A partir de aquí el libro se convierte en una especie de mosaico poblado de numerosos personajes. En el apartado de encuentros: Egon Vietta, Erhart Kästner, Ludwig von Ficker, Clara Rilke, Herta Koenig, el inspirado Jean Beaufret, el poeta Andrei Voznesensky o el párroco Paul Habler. En el apartado de artistas: Paula Becker-Modernsohn, Heinrich Vogeler, Van Gogh, Cézanne, Picasso, Bracque o Paul Klee. La gracia de Petzet en este caso es que no importa si estos personajes estaban vivos o muertos en ese momento, tampoco que que la primera paseada ante la tumba de la pintora Paula Becker-Modernsohn fuera acompañada por la familia Petzet o que fuera el mismo Petzet el que propiciara el diálogo entre Clara Rilke y el filósofo en Todtnauberg, a quien dedicara la conferencia Ciencia y meditación. El narrador se limita a mostrar algunas de las claves a través de las cuales Heidegger dialogó con todos estos creadores para darnos a entender la importancia que tuvo cada uno en la configuración de su pensamiento.

Sorprende asimismo, por la claridad con que retrata a su estimado maestro, la anécdota que Petzet utiliza para caracterizar la relación de Heidegger con los griegos: “De improviso el desconocido tomó a (Carl) Orff de las manos, exclamando: ¡Le agradezco por haber resucitado la tragedia antigua! Mi nombre es Heidegger!” (212). Efectivamente, la música que el compositor trabajó para la representación de la Antígona de Sófocles no puede dejar indiferente a nadie. En ella, los rudos sonidos que componen las escenas nos transportan hacia terrenos primigenios, cuya íntima intención conecta con el espíritu que puebla las obras heideggerianas.

Llegamos así al final de una vida trazada por la polémica. Una vida que propició a quien la vivió no poca amargura. Incomprendido, Heidegger confiesa que “el paso de los años me ha hecho ver con claridad que sigue siendo imposible hacerse entender en el ámbito de las nociones de la opinión actual” (288), confirmando así la distancia que con la que debemos juzgarlo o el sentido atemporal de su esfuerzo filosófico.

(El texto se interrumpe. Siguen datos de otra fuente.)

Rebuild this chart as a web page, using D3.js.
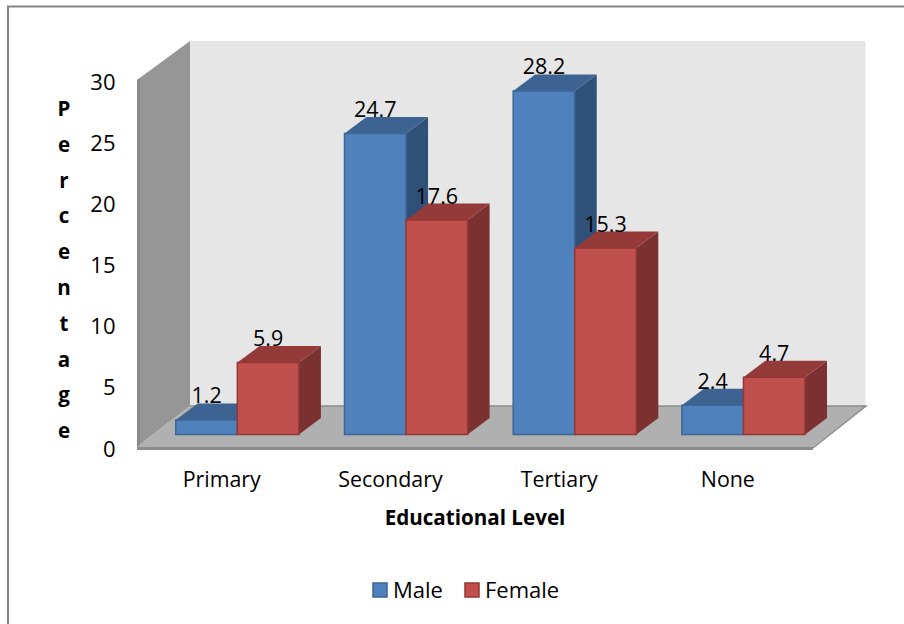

Quisiéramos aportar, y ya para terminar, una anécdota que recuerda George Steiner en su diálogo con Antoine Spire, que dice así. En la celebración del centenario de Hans Georg Gadamer, sin duda, el discípulo más aventajado de cuantos tuviera Heidegger, y ante la insistencia de la pregunta acerca del nazismo heideggeriano, Gadamer dirigió a a los asistentes una sentencia, que quedaría para siempre grabada en el imaginario de todos. “De Martin Heidegger solo se puede decir una cosa, que fue el más grande de los pensadores y la mas pequeña de las personas”. Dudamos seriamente de que Gadamer haya formulado estas palabras ante un auditorio, siendo como era un hombre de tímidas opiniones personales. Sin embargo, daremos por válida la imaginación de Steiner porque quizás sea ésta, la imaginación, la única con la que contamos para aclarar cuales fueron las verdaderas intenciones de Heidegger durante su vida. La imaginación y documentos como este libro, que en su discreto pero impecable seguimiento del filósofo nos ayudan a transcurrir las sendas trazadas por su vida y su filosofía. 

 

1 comentario:

  1. Francamente, me cuesta ver por qué la adhesión de Heidegger al partido nazi sea "uno de los terrenos más profundos y peligrosos de la filosofía contemporánea". Y no debería ser terreno de opinión, sino de análisis. Y el análisis no puede contentarse con la justificación retrospectiva del interesado, que se erigiría así en juez y parte. Todo el texto del señor Palazzi transpira admiración por el "enorme pensador" Heidegger, e intenta inculcar al lector la perspectiva de un hombre que vivió la carga de su pasado "con no poca amargura" e "incomprendido". De este modo se escamotea todo análisis real de la toma de partido de Heidegger por el nacional-socialismo, que hoy no debería medirse por las intenciones de sus partidarios, sino por sus consecuencias materiales. Un pensador que, tras tomar partido por el nacional-socialismo, no dudó en equiparar la fabricación de cadáveres y cámaras de gas con la motorización de la industria alimentaria, merecería otro juicio que el elogio apologético. También debería suscitar algunas preguntas el hecho de que en 1933, en medio de una devastadora crisis económica mundial y ante el intento teutónico de deshacerse de los yugos de Versalles, un "gran pensador" no fuera capaz de ver en el nacional-socialismo nada más que el fin del "concepto humanista de universidad". Frente a este tipo de reverencias al mundo de la cultura y de los grandes y "profundos" pensadores, sigue valiendo la frase de Samuel Beckett: "Es más fácil erigir un templo que hacer descender el objeto de culto".